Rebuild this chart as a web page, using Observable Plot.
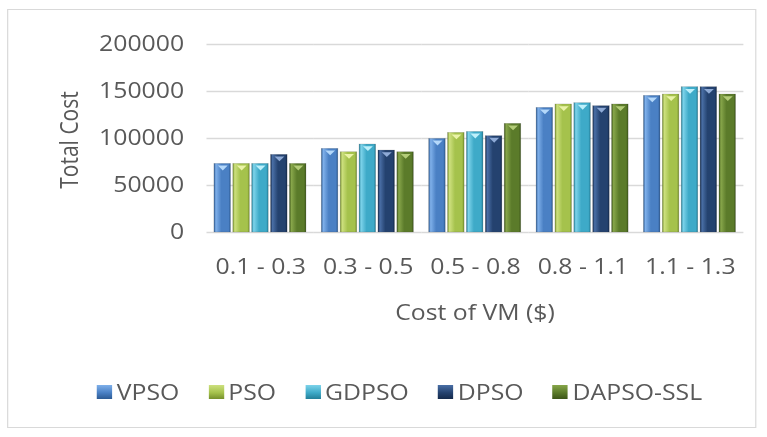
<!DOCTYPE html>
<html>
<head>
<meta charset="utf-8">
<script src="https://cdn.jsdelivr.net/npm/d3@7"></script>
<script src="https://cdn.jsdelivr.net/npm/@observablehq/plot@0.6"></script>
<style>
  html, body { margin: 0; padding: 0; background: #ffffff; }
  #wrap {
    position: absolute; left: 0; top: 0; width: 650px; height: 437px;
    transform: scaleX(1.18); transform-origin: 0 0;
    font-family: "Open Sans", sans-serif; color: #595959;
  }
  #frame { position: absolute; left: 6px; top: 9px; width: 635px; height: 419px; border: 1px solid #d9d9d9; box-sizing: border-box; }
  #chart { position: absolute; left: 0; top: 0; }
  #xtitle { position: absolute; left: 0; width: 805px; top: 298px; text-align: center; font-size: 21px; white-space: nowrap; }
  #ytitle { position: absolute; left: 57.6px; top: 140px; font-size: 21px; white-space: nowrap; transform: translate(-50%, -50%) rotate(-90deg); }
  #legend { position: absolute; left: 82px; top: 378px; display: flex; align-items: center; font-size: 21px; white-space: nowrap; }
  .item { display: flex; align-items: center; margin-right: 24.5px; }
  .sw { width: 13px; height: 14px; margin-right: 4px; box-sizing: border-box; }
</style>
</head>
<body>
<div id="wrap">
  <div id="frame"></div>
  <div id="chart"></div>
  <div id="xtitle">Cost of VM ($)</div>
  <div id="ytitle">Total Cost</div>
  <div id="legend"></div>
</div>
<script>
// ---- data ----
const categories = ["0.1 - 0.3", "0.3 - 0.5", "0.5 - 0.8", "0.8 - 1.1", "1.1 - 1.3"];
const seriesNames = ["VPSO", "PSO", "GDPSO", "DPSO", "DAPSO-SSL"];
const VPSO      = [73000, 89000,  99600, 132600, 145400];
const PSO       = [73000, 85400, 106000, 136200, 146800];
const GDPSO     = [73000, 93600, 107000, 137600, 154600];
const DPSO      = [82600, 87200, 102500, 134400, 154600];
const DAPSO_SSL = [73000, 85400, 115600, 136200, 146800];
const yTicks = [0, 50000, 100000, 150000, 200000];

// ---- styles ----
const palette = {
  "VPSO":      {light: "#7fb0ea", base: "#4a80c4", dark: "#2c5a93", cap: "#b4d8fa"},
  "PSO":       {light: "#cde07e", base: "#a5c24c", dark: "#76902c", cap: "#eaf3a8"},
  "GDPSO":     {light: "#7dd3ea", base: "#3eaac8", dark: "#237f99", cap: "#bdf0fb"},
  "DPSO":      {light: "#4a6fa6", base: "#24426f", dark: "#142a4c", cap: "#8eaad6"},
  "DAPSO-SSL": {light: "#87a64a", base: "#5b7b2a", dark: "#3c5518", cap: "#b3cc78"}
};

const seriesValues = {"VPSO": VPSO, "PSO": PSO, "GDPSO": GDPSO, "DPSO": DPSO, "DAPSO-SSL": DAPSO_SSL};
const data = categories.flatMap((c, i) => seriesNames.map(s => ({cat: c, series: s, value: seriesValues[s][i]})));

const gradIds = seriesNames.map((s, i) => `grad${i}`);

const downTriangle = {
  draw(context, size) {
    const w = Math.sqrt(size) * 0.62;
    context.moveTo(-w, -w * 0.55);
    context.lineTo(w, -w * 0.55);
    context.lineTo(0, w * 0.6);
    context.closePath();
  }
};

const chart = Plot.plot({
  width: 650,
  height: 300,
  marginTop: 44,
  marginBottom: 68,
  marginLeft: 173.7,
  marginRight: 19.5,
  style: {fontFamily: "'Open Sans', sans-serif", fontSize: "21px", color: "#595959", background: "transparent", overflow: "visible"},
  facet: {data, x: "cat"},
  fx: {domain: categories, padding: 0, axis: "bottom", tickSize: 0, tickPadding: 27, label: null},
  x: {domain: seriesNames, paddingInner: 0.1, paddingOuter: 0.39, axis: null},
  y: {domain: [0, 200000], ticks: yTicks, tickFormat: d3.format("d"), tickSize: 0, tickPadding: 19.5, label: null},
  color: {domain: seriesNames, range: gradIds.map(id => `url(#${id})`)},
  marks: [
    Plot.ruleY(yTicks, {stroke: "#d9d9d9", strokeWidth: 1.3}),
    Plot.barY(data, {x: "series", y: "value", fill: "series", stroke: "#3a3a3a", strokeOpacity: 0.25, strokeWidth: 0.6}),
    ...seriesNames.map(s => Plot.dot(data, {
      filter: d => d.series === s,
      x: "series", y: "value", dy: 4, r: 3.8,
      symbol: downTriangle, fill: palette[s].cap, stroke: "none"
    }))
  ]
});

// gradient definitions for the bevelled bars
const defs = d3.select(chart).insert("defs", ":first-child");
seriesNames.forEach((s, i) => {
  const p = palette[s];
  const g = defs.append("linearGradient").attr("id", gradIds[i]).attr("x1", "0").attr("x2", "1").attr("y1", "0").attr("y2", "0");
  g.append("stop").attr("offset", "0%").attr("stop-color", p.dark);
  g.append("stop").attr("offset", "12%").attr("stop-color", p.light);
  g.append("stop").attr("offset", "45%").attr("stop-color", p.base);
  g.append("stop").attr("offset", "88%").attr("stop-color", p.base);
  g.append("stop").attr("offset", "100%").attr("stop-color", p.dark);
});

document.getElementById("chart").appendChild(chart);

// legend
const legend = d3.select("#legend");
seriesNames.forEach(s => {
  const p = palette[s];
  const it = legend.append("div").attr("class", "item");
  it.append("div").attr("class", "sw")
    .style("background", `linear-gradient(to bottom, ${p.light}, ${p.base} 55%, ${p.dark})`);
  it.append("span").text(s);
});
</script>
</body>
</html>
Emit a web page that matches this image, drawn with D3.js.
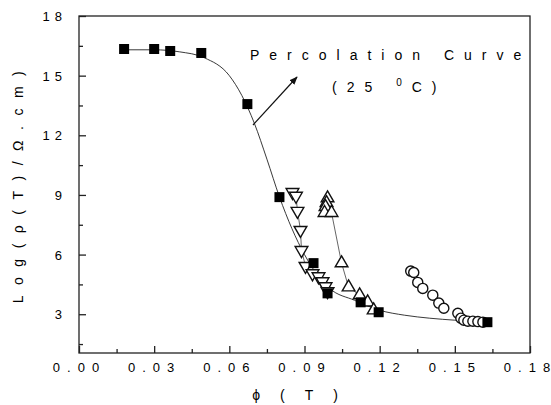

*Problem details:* Output all of the data exactly as it stands, minus any images.

*Written answer:*
Rebuild this chart as a web page, using Observable Plot.
<!DOCTYPE html>
<html>
<head>
<meta charset="utf-8">
<script src="https://cdn.jsdelivr.net/npm/d3@7"></script>
<script src="https://cdn.jsdelivr.net/npm/@observablehq/plot@0.6"></script>
<style>
  html, body { margin: 0; padding: 0; background: #ffffff; }
  #wrap {
    position: absolute; left: 0; top: 0; width: 650px; height: 437px;
    transform: scaleX(1.18); transform-origin: 0 0;
    font-family: "Open Sans", sans-serif; color: #595959;
  }
  #frame { position: absolute; left: 6px; top: 9px; width: 635px; height: 419px; border: 1px solid #d9d9d9; box-sizing: border-box; }
  #chart { position: absolute; left: 0; top: 0; }
  #xtitle { position: absolute; left: 0; width: 805px; top: 298px; text-align: center; font-size: 21px; white-space: nowrap; }
  #ytitle { position: absolute; left: 57.6px; top: 140px; font-size: 21px; white-space: nowrap; transform: translate(-50%, -50%) rotate(-90deg); }
  #legend { position: absolute; left: 82px; top: 378px; display: flex; align-items: center; font-size: 21px; white-space: nowrap; }
  .item { display: flex; align-items: center; margin-right: 24.5px; }
  .sw { width: 13px; height: 14px; margin-right: 4px; box-sizing: border-box; }
</style>
</head>
<body>
<div id="wrap">
  <div id="frame"></div>
  <div id="chart"></div>
  <div id="xtitle">Cost of VM ($)</div>
  <div id="ytitle">Total Cost</div>
  <div id="legend"></div>
</div>
<script>
// ---- data ----
const categories = ["0.1 - 0.3", "0.3 - 0.5", "0.5 - 0.8", "0.8 - 1.1", "1.1 - 1.3"];
const seriesNames = ["VPSO", "PSO", "GDPSO", "DPSO", "DAPSO-SSL"];
const VPSO      = [73000, 89000,  99600, 132600, 145400];
const PSO       = [73000, 85400, 106000, 136200, 146800];
const GDPSO     = [73000, 93600, 107000, 137600, 154600];
const DPSO      = [82600, 87200, 102500, 134400, 154600];
const DAPSO_SSL = [73000, 85400, 115600, 136200, 146800];
const yTicks = [0, 50000, 100000, 150000, 200000];

// ---- styles ----
const palette = {
  "VPSO":      {light: "#7fb0ea", base: "#4a80c4", dark: "#2c5a93", cap: "#b4d8fa"},
  "PSO":       {light: "#cde07e", base: "#a5c24c", dark: "#76902c", cap: "#eaf3a8"},
  "GDPSO":     {light: "#7dd3ea", base: "#3eaac8", dark: "#237f99", cap: "#bdf0fb"},
  "DPSO":      {light: "#4a6fa6", base: "#24426f", dark: "#142a4c", cap: "#8eaad6"},
  "DAPSO-SSL": {light: "#87a64a", base: "#5b7b2a", dark: "#3c5518", cap: "#b3cc78"}
};

const seriesValues = {"VPSO": VPSO, "PSO": PSO, "GDPSO": GDPSO, "DPSO": DPSO, "DAPSO-SSL": DAPSO_SSL};
const data = categories.flatMap((c, i) => seriesNames.map(s => ({cat: c, series: s, value: seriesValues[s][i]})));

const gradIds = seriesNames.map((s, i) => `grad${i}`);

const downTriangle = {
  draw(context, size) {
    const w = Math.sqrt(size) * 0.62;
    context.moveTo(-w, -w * 0.55);
    context.lineTo(w, -w * 0.55);
    context.lineTo(0, w * 0.6);
    context.closePath();
  }
};

const chart = Plot.plot({
  width: 650,
  height: 300,
  marginTop: 44,
  marginBottom: 68,
  marginLeft: 173.7,
  marginRight: 19.5,
  style: {fontFamily: "'Open Sans', sans-serif", fontSize: "21px", color: "#595959", background: "transparent", overflow: "visible"},
  facet: {data, x: "cat"},
  fx: {domain: categories, padding: 0, axis: "bottom", tickSize: 0, tickPadding: 27, label: null},
  x: {domain: seriesNames, paddingInner: 0.1, paddingOuter: 0.39, axis: null},
  y: {domain: [0, 200000], ticks: yTicks, tickFormat: d3.format("d"), tickSize: 0, tickPadding: 19.5, label: null},
  color: {domain: seriesNames, range: gradIds.map(id => `url(#${id})`)},
  marks: [
    Plot.ruleY(yTicks, {stroke: "#d9d9d9", strokeWidth: 1.3}),
    Plot.barY(data, {x: "series", y: "value", fill: "series", stroke: "#3a3a3a", strokeOpacity: 0.25, strokeWidth: 0.6}),
    ...seriesNames.map(s => Plot.dot(data, {
      filter: d => d.series === s,
      x: "series", y: "value", dy: 4, r: 3.8,
      symbol: downTriangle, fill: palette[s].cap, stroke: "none"
    }))
  ]
});

// gradient definitions for the bevelled bars
const defs = d3.select(chart).insert("defs", ":first-child");
seriesNames.forEach((s, i) => {
  const p = palette[s];
  const g = defs.append("linearGradient").attr("id", gradIds[i]).attr("x1", "0").attr("x2", "1").attr("y1", "0").attr("y2", "0");
  g.append("stop").attr("offset", "0%").attr("stop-color", p.dark);
  g.append("stop").attr("offset", "12%").attr("stop-color", p.light);
  g.append("stop").attr("offset", "45%").attr("stop-color", p.base);
  g.append("stop").attr("offset", "88%").attr("stop-color", p.base);
  g.append("stop").attr("offset", "100%").attr("stop-color", p.dark);
});

document.getElementById("chart").appendChild(chart);

// legend
const legend = d3.select("#legend");
seriesNames.forEach(s => {
  const p = palette[s];
  const it = legend.append("div").attr("class", "item");
  it.append("div").attr("class", "sw")
    .style("background", `linear-gradient(to bottom, ${p.light}, ${p.base} 55%, ${p.dark})`);
  it.append("span").text(s);
});
</script>
</body>
</html>
Emit a web page that matches this image, drawn with D3.js.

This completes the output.